In early 1957, the first China Export Commodities Fair – better known as the Canton Fair – was in held in the city now known as Guangzhou. When the second fair was held in late 1957, Percival was there. He travelled by train from Hong Kong, through areas where the living conditions were primitive, the roads were still dirt, and farmers laboured to water their field with rudimentary irrigation schemes.
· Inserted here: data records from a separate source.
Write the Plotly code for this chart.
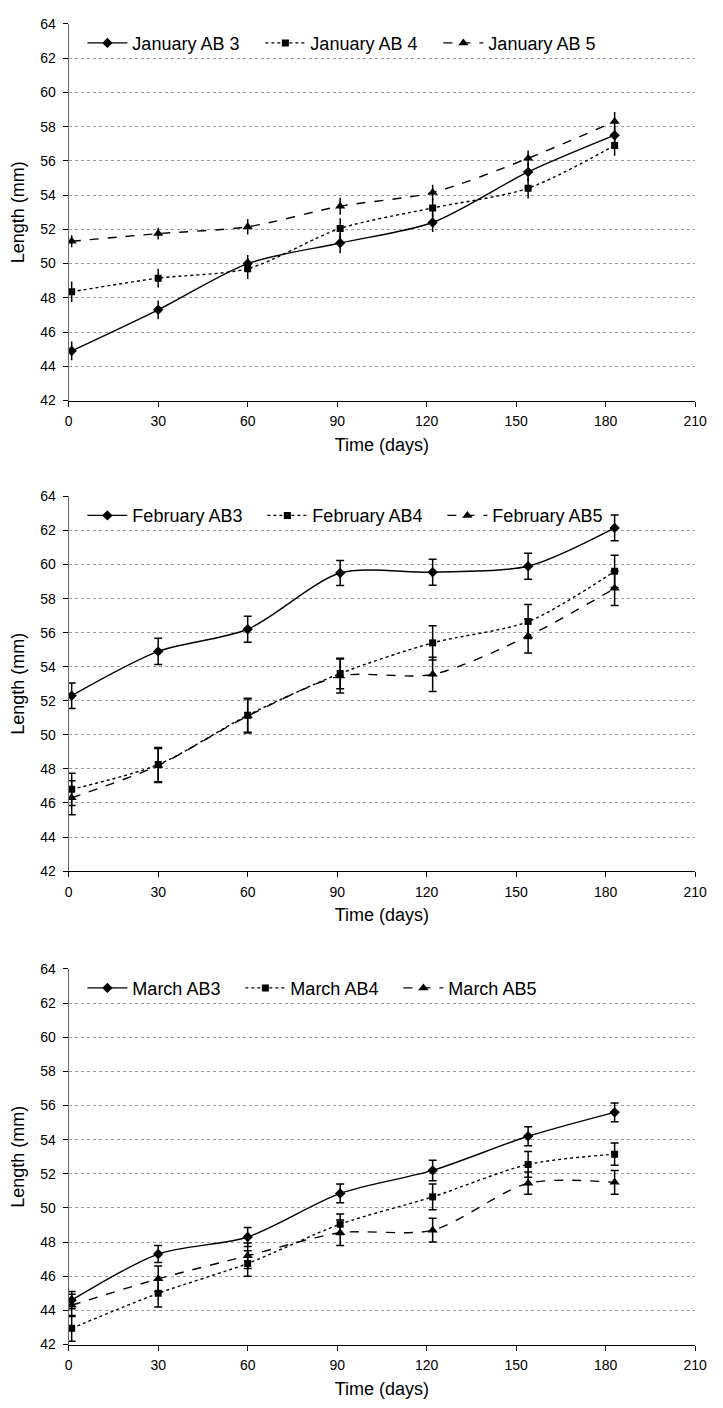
import plotly.graph_objects as go

# ---- data ----
days = [1, 30, 60, 91, 122, 154, 183]

jan_ab3 = [44.9, 47.3, 50.0, 51.2, 52.4, 55.35, 57.5]
jan_ab4 = [48.35, 49.15, 49.7, 52.05, 53.25, 54.4, 56.9]
jan_ab5 = [51.3, 51.75, 52.15, 53.35, 54.15, 56.15, 58.3]
jan_ab3_err = [0.55, 0.55, 0.5, 0.6, 0.55, 0.55, 0.5]
jan_ab4_err = [0.6, 0.55, 0.6, 0.6, 0.55, 0.6, 0.6]
jan_ab5_err = [0.35, 0.35, 0.45, 0.5, 0.45, 0.45, 0.55]

feb_ab3 = [52.3, 54.9, 56.2, 59.5, 59.55, 59.9, 62.15]
feb_ab4 = [46.8, 48.25, 51.15, 53.6, 55.4, 56.65, 59.6]
feb_ab5 = [46.3, 48.2, 51.1, 53.45, 53.55, 55.8, 58.6]
feb_ab3_err = [0.75, 0.77, 0.77, 0.73, 0.76, 0.76, 0.76]
feb_ab4_err = [0.95, 1.0, 1.0, 0.9, 1.0, 1.0, 0.95]
feb_ab5_err = [1.0, 1.0, 1.0, 1.0, 1.0, 1.0, 1.0]

mar_ab3 = [44.6, 47.3, 48.3, 50.85, 52.2, 54.2, 55.6]
mar_ab4 = [42.95, 45.0, 46.75, 49.05, 50.65, 52.55, 53.15]
mar_ab5 = [44.3, 45.85, 47.2, 48.55, 48.7, 51.45, 51.5]
mar_ab3_err = [0.5, 0.5, 0.55, 0.55, 0.6, 0.55, 0.55]
mar_ab4_err = [0.75, 0.8, 0.75, 0.6, 0.75, 0.75, 0.65]
mar_ab5_err = [0.65, 0.75, 0.75, 0.75, 0.7, 0.65, 0.7]

panels = [
    ("January", ["January AB 3", "January AB 4", "January AB 5"],
     [jan_ab3, jan_ab4, jan_ab5], [jan_ab3_err, jan_ab4_err, jan_ab5_err], 0),
    ("February", ["February AB3", "February AB4", "February AB5"],
     [feb_ab3, feb_ab4, feb_ab5], [feb_ab3_err, feb_ab4_err, feb_ab5_err], 4),
    ("March", ["March AB3", "March AB4", "March AB5"],
     [mar_ab3, mar_ab4, mar_ab5], [mar_ab3_err, mar_ab4_err, mar_ab5_err], 4),
]

x_ticks = [0, 30, 60, 90, 120, 150, 180, 210]
y_ticks = [42, 44, 46, 48, 50, 52, 54, 56, 58, 60, 62, 64]

# the page body adds an 8px margin, so the figure is 16px smaller than the window
W, H = 707, 1392
font_main = "Liberation Sans, Arial"

styles = [
    dict(dash="solid", symbol="diamond", size=8),
    dict(dash="dot", symbol="square", size=7),
    dict(dash="dash", symbol="triangle-up", size=9),
]

# plot-area geometry in figure pixels (top, bottom)
x_left, x_right = 58, 699
boxes = [(8, 389), (486, 865), (964, 1344)]
legend_y = [27.5, 505.5, 983.5]
entry_w = [123, 125, 103]

fig = go.Figure()
layout = dict(
    width=W, height=H, margin=dict(l=0, r=0, t=0, b=0),
    paper_bgcolor="white", plot_bgcolor="white", showlegend=True,
    font=dict(family=font_main, color="black"),
)

for i, (month, names, series, errs, capw) in enumerate(panels):
    sfx = "" if i == 0 else str(i + 1)
    leg = "legend" if i == 0 else f"legend{i + 1}"
    for name, ys, es, st in zip(names, series, errs, styles):
        fig.add_trace(go.Scatter(
            x=days, y=ys, name=name, mode="lines+markers",
            xaxis="x" + sfx, yaxis="y" + sfx, legend=leg,
            line=dict(color="black", width=1.4, dash=st["dash"], shape="spline", smoothing=0.8),
            marker=dict(symbol=st["symbol"], size=st["size"], color="black"),
            error_y=dict(type="data", array=es, visible=True, color="black",
                         thickness=1.5, width=capw),
        ))
    top, bot = boxes[i]
    layout["xaxis" + sfx] = dict(
        domain=[x_left / W, x_right / W], anchor="y" + sfx,
        range=[-0.001, 210.001], tickvals=x_ticks, ticktext=[str(t) for t in x_ticks],
        showgrid=False, zeroline=False, showline=True, linecolor="black", linewidth=1.2,
        ticks="outside", ticklen=5, tickcolor="black", ticklabelstandoff=3,
        ticklabeloverflow="allow",
        tickfont=dict(size=14),
        title=dict(text="Time (days)", font=dict(size=18), standoff=9),
    )
    layout["yaxis" + sfx] = dict(
        domain=[1 - bot / H, 1 - top / H], anchor="x" + sfx,
        range=[42, 64], tickvals=y_ticks, ticktext=[str(t) for t in y_ticks],
        showgrid=True, gridcolor="#9a9a9a", griddash="dot", gridwidth=1,
        zeroline=False, showline=True, linecolor="#666", linewidth=1.2,
        ticks="outside", ticklen=5, tickcolor="black", ticklabelstandoff=4,
        tickfont=dict(size=14),
        title=dict(text="Length (mm)", font=dict(size=18), standoff=11),
    )
    layout[leg] = dict(
        orientation="h", x=72 / W, y=1 - legend_y[i] / H, xanchor="left", yanchor="middle",
        bgcolor="rgba(0,0,0,0)", font=dict(size=18),
        entrywidth=entry_w[i], entrywidthmode="pixels", itemwidth=40,
        tracegroupgap=0,
    )

fig.update_layout(**layout)
fig.write_html("out.html")
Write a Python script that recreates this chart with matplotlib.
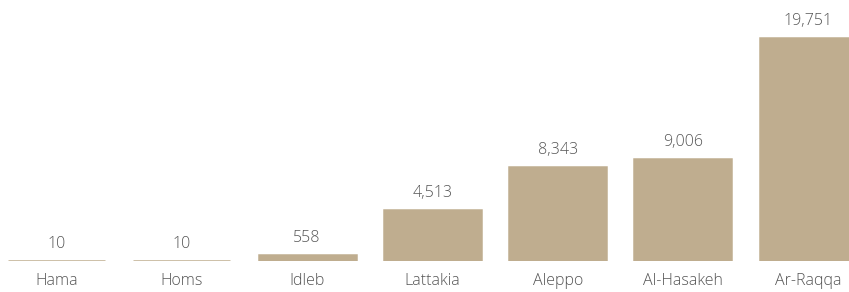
import matplotlib.pyplot as plt

regions = ["Hama", "Homs", "Idleb", "Lattakia", "Aleppo", "Al-Hasakeh", "Ar-Raqqa"]
counts = [10, 10, 558, 4513, 8343, 9006, 19751]
labels = ["10", "10", "558", "4,513", "8,343", "9,006", "19,751"]

bar_color = "#BFAD8F"
text_color = "#555555"

plt.rcParams['font.family'] = ['Open Sans', 'DejaVu Sans']
plt.rcParams['font.weight'] = 300

fig = plt.figure(figsize=(8.49, 2.92), dpi=100)
ax = fig.add_axes([0, 31 / 292, 1, 261 / 292])

x = range(len(regions))
bars = ax.bar(x, counts, width=0.774, color=bar_color, edgecolor=bar_color, linewidth=1.8)

for b, lab in zip(bars, labels):
    ax.annotate(lab, (b.get_x() + b.get_width() / 2, b.get_height()),
                xytext=(0, 6.5), textcoords="offset points",
                ha="center", va="bottom", fontsize=11.5, color=text_color,
                fontweight=300)

ax.set_xlim(-0.451, 6.325)
ax.set_ylim(0, 261 * 19751 / 223)
ax.set_xticks(list(x))
ax.set_xticklabels(regions, fontsize=11.5, color=text_color, fontweight=300)
ax.tick_params(axis="x", length=0, pad=8.5)
ax.set_yticks([])
for s in ax.spines.values():
    s.set_visible(False)

fig.savefig("out.png", dpi=100)
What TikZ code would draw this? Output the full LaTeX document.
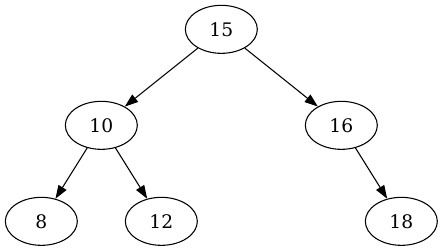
\documentclass[tikz,border=0pt]{standalone}
\usepackage{fontspec}
\setmainfont{DejaVu Serif}
\usetikzlibrary{arrows.meta, shapes.geometric}

\begin{document}
\begin{tikzpicture}[
  treenode/.style={ellipse, draw, line width=0.8pt, minimum width=54pt,
                   minimum height=36pt, inner sep=0pt,
                   font=\fontsize{14}{16}\selectfont},
  link/.style={-{Triangle[length=10pt, width=7pt]}, line width=0.8pt, draw}
]
\useasboundingbox (0,0) rectangle (332.25pt,188.25pt);

\node[treenode] (n15) at (166pt,166.25pt) {15};
\node[treenode] (n10) at (76pt,94.25pt)   {10};
\node[treenode] (n16) at (256pt,94.25pt)  {16};
\node[treenode] (n8)  at (31pt,22.25pt)   {8};
\node[treenode] (n12) at (121pt,22.25pt)  {12};
\node[treenode] (n18) at (301pt,22.25pt)  {18};

\draw[link] (n15) -- (n10);
\draw[link] (n15) -- (n16);
\draw[link] (n10) -- (n8);
\draw[link] (n10) -- (n12);
\draw[link] (n16) -- (n18);
\end{tikzpicture}
\end{document}
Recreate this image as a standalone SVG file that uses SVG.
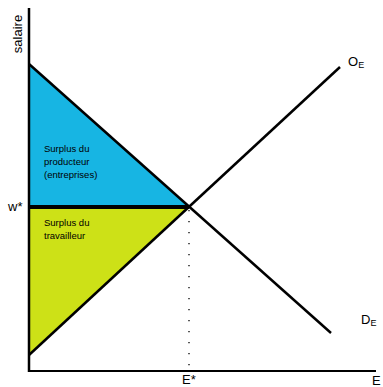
<svg xmlns="http://www.w3.org/2000/svg" width="383" height="387" viewBox="0 0 383 387">
<style>
.t{font-family:"Liberation Sans",Arial,sans-serif;fill:#000}
.s{font-size:9.5px}
.l{font-size:13px}
.ln{stroke:#000;stroke-width:2.5;fill:none}
</style>
<rect width="383" height="387" fill="#fff"/>
<g id="producer-surplus">
<polygon points="29,64 189,207 29,207" fill="#17b5e3"/>
<text class="t s" x="44" y="152">Surplus du</text>
<text class="t s" x="44" y="165">producteur</text>
<text class="t s" x="44" y="178">(entreprises)</text>
</g>
<g id="worker-surplus">
<polygon points="29,207 189,207 29,354" fill="#cde117"/>
<text class="t s" x="44" y="226">Surplus du</text>
<text class="t s" x="44" y="239">travailleur</text>
</g>
<g id="connectors">
<line class="ln" x1="29" y1="64" x2="331" y2="333"/>
<line class="ln" x1="29" y1="355" x2="340" y2="67"/>
<line x1="29" y1="207" x2="189" y2="207" stroke="#000" stroke-width="4"/>
<line x1="189" y1="210" x2="189" y2="370" stroke="#000" stroke-width="1.3" stroke-dasharray="1.3 9.7"/>
</g>
<g id="axes">
<line x1="29" y1="8" x2="29" y2="372" stroke="#000" stroke-width="2.5"/>
<line x1="28" y1="371" x2="376" y2="371" stroke="#000" stroke-width="2"/>
<text class="t l" transform="translate(22,34) rotate(-90)" text-anchor="middle">salaire</text>
<text class="t l" x="372" y="385">E</text>
</g>
<g id="labels">
<text class="t l" x="8" y="211">w*</text>
<text class="t l" x="182" y="384">E*</text>
<text class="t l" x="348" y="66">O<tspan font-size="9" dy="2">E</tspan></text>
<text class="t l" x="361" y="324">D<tspan font-size="9" dy="2">E</tspan></text>
</g>
</svg>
Since then, Percival has been to about 60 Canton fairs. When the anniversary of the 100th Fair was held in 2006, he was the guest of honour. He was the only foreigner asked to make a speech, and it was televised to an audience of 400 million. For a time, Percival was deputy chairman of the Auckland division of the National Party and, he remembers “people couldn’t understand who this National l upstart was who was trading with the Communists”. In 1958, when he was in China, his Auckland business partner received a visit from the SIS. Bu then-Prime Minister Walter Nash approved of Percival’s China links, he says, and would periodically seek his advice.

When in China, his strategy was to focus on business and stay clear of politics. But there was no avoiding the compulsory indoctrination classes he had to attend over about 10 years. “I just listened politely and then ‘Let’s get on with business.’”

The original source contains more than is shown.